Chief Minister Balochistan Dr Abdul Malik Baloch could be credited for Balochistan Assembly taking lead in the average peak attendance parameter since he regularly attends the Assembly. At 70% attendance, Baloch scored highest amongst all the chief ministers for attending assembly sittings. Qaim Ali Shah of Sindh was second on the list, having attended 44% of 63 Sindh Assembly sittings in 2014-15. K-P CM Pervez Khattak was present in only 19% of assembly sittings.
For the second consecutive year, Punjab Chief Minister was the worst performer in this regard, attending just one of Punjab assembly’s 62 sittings.
Although all the provincial assemblies were marred by delays in starting the daily proceedings, the Punjab Assembly was the worst with a delay of approximately 71.50 minutes per sitting. Meanwhile, Sindh and Balochistan saw average delays of 54.48 minutes and 49.27 minutes per sitting respectively.
Provincial assemblies of K-P and Sindh scored the highest on Transparency and Accessibility, with both receiving scores of 45%, followed by Punjab who received a marginally lower score of 44%. The Balochistan Assembly received the lowest score in this parameter with just 41%.
For the second year running, members of Punjab Assembly submitted the highest numbers of questions with a total of 2,554 questions submitted. The government responded to 45% of the questions asked. MPAs in Sindh submitted 1,558 Questions, of which 36% were answered by the government.

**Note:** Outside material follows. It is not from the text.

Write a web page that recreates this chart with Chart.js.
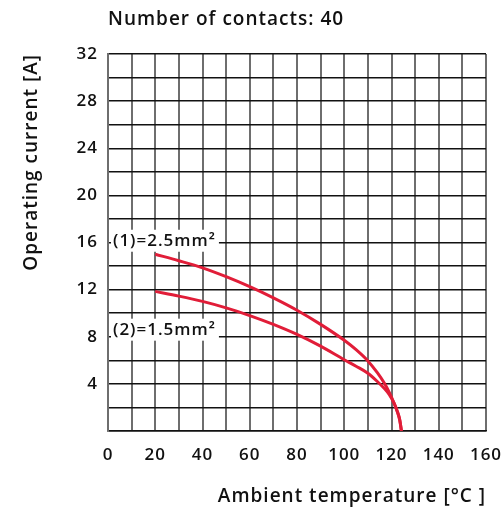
<!DOCTYPE html>
<html>
<head>
<meta charset="utf-8">
<script src="https://cdn.jsdelivr.net/npm/chart.js@4.4.0/dist/chart.umd.min.js"></script>
<style>
  html, body { margin: 0; padding: 0; background: #fff; }
  #wrap { width: 503px; height: 512px; position: relative; }
</style>
</head>
<body>
<div id="wrap"><canvas id="myChart1"></canvas></div>
<script>
// values
var chartTitle = 'Number of contacts: 40';
var seriesNames = ['(1)=2.5mm²', '(2)=1.5mm²'];
var temps1 = [20, 30, 40, 50, 60, 70, 80, 90, 100, 105, 110, 114, 117, 119, 121, 122.5, 123.5, 124.2];
var current1 = [15.0, 14.45, 13.85, 13.1, 12.25, 11.3, 10.25, 9.05, 7.7, 6.9, 5.95, 4.95, 4.05, 3.3, 2.4, 1.6, 0.9, 0];
var temps2 = [20, 30, 40, 50, 60, 70, 80, 90, 100, 105, 110, 114, 117, 119, 121, 122.5, 123.5, 124.2];
var current2 = [11.85, 11.45, 11.0, 10.45, 9.8, 9.05, 8.2, 7.2, 6.05, 5.5, 4.9, 4.2, 3.6, 3.1, 2.4, 1.65, 0.95, 0];
var xTicks = [0, 20, 40, 60, 80, 100, 120, 140, 160];
var yTicks = [4, 8, 12, 16, 20, 24, 28, 32];

var red = '#e11d38';
var fontFam = "'Open Sans', 'Noto Sans', sans-serif";

function pts(xs, ys) {
    return xs.map(function (x, i) { return { x: x, y: ys[i] }; });
}

// the picture's font is wide, so text gets a little letter spacing
var spacingPlugin = {
    id: 'spacingPlugin',
    beforeDraw: function (chart) { chart.ctx.letterSpacing = '1px'; }
};

// title + series labels drawn on the canvas
var labelsPlugin = {
    id: 'labelsPlugin',
    afterDraw: function (chart) {
        const { ctx, scales: { x, y } } = chart;
        ctx.save();
        ctx.letterSpacing = '1px';
        ctx.fillStyle = '#111';
        ctx.font = '600 19px ' + fontFam;
        ctx.textAlign = 'left';
        ctx.textBaseline = 'middle';
        ctx.fillText(chartTitle, x.getPixelForValue(0), 20);

        ctx.font = '600 17px ' + fontFam;
        var at = [16.15, 8.6];
        for (let i = 0; i < seriesNames.length; i++) {
            const left = x.getPixelForValue(0) + 3;
            const cy = y.getPixelForValue(at[i]);
            const w = ctx.measureText(seriesNames[i]).width;
            ctx.fillStyle = '#fff';
            ctx.fillRect(left, cy - 11, w + 5, 22);
            ctx.fillStyle = '#111';
            ctx.fillText(seriesNames[i], left + 2, cy);
        }
        ctx.restore();
    }
};

var options = {
    maintainAspectRatio: false,
    responsive: true,
    animation: false,
    plugins: { legend: { display: false }, tooltip: { enabled: false } },
    layout: { padding: { top: 54, right: 17, left: 0, bottom: 0 } },
    elements: { point: { radius: 0 } },
    scales: {
        x: {
            type: 'linear',
            min: 0,
            max: 160,
            afterFit: function (scale) {
                scale.height = 81;
                scale.paddingLeft = 0;
                scale.paddingRight = 0;
            },
            afterBuildTicks: function (scale) {
                var t = [];
                for (let v = 0; v <= 160; v += 10) t.push({ value: v });
                scale.ticks = t;
            },
            ticks: {
                padding: 14,
                color: '#111',
                font: { size: 17, weight: '600', family: fontFam },
                maxRotation: 0,
                autoSkip: false,
                callback: function (v) { return xTicks.indexOf(v) >= 0 ? String(v) : ''; }
            },
            grid: { color: '#6e6e6e', lineWidth: 2, drawTicks: false },
            border: { display: true, color: '#111', width: 1.5 },
            title: {
                display: true,
                text: 'Ambient temperature [°C ]',
                align: 'end',
                color: '#111',
                font: { size: 19, weight: '600', family: fontFam },
                padding: { top: 0, bottom: 4 }
            }
        },
        y: {
            min: 0,
            max: 32,
            afterFit: function (scale) { scale.width = 108; },
            afterBuildTicks: function (scale) {
                var t = [];
                for (let v = 0; v <= 32; v += 2) t.push({ value: v });
                scale.ticks = t;
            },
            ticks: {
                padding: 10,
                color: '#111',
                font: { size: 17, weight: '600', family: fontFam },
                autoSkip: false,
                callback: function (v) { return yTicks.indexOf(v) >= 0 ? String(v) : ''; }
            },
            grid: { color: '#111', lineWidth: 1.5, drawTicks: false },
            border: { display: true, color: '#6e6e6e', width: 2 },
            title: {
                display: true,
                text: 'Operating current [A]',
                align: 'end',
                color: '#111',
                font: { size: 19, weight: '600', family: fontFam },
                padding: { top: 20, bottom: 0 }
            }
        }
    }
};

const dataCur = {
    datasets: [{
        label: seriesNames[0],
        data: pts(temps1, current1),
        borderColor: red,
        borderWidth: 3,
        fill: false,
        cubicInterpolationMode: 'monotone'
    }, {
        label: seriesNames[1],
        data: pts(temps2, current2),
        borderColor: red,
        borderWidth: 3,
        fill: false,
        cubicInterpolationMode: 'monotone'
    }]
};

new Chart('myChart1', {
    type: 'line',
    data: dataCur,
    options: options,
    plugins: [spacingPlugin, labelsPlugin]
});
</script>
</body>
</html>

The high number of questions from both assemblies reflects the engagement of the members in debating subjects.
In comparison, members of Balochistan assembly asked merely 57 questions, of which 95% were answered.
Meanwhile, the K-P government, who have championed the right to information law to boost transparency, responded to only 23% of the 826 questions asked by MPAs.
Just like the National Assembly, the provincial assemblies barely bothered to go through the motions of passing the budget, with no sign of reform allowing MPAs to scrutinise and debate budget proposals in detail. A total of 10 working days were spent on budget sessions in Punjab Assembly, with an average of 3.13 hours per sitting.
Provincial assemblies of Sindh and Balochistan met for only eight days each to discuss the budget, spending approximately 3.24 and 2.25 hours per sitting respectively. The
K-P Assembly met for only nine days with an average of two working hours per sitting.
Although the Standing Committees of K-P, the Punjab, and Sindh Assemblies had been formed within the first year, the Provincial Assembly of Balochistan continued to delay appointments of Standing Committees Chairpersons, which would allow the committees to become functional.
It must also be noted that the Balochistan Assembly had the dubious distinction of not forming any committees in its previous term as well.
The K-P Assembly received a 43% score for Effectiveness of Parliamentary Oversight over the Executive, followed by Punjab with a score of 39%. Sindh Assembly scored 37%, while Balochistan came last with the score of 35%.
The Provincial Assembly of Sindh received the highest score of 55% on Representativeness. The Punjab and Khyber-Pakhtunkhwa Assemblies come in second with scores of 53%, while Balochistan lagged behind with a score of 50%.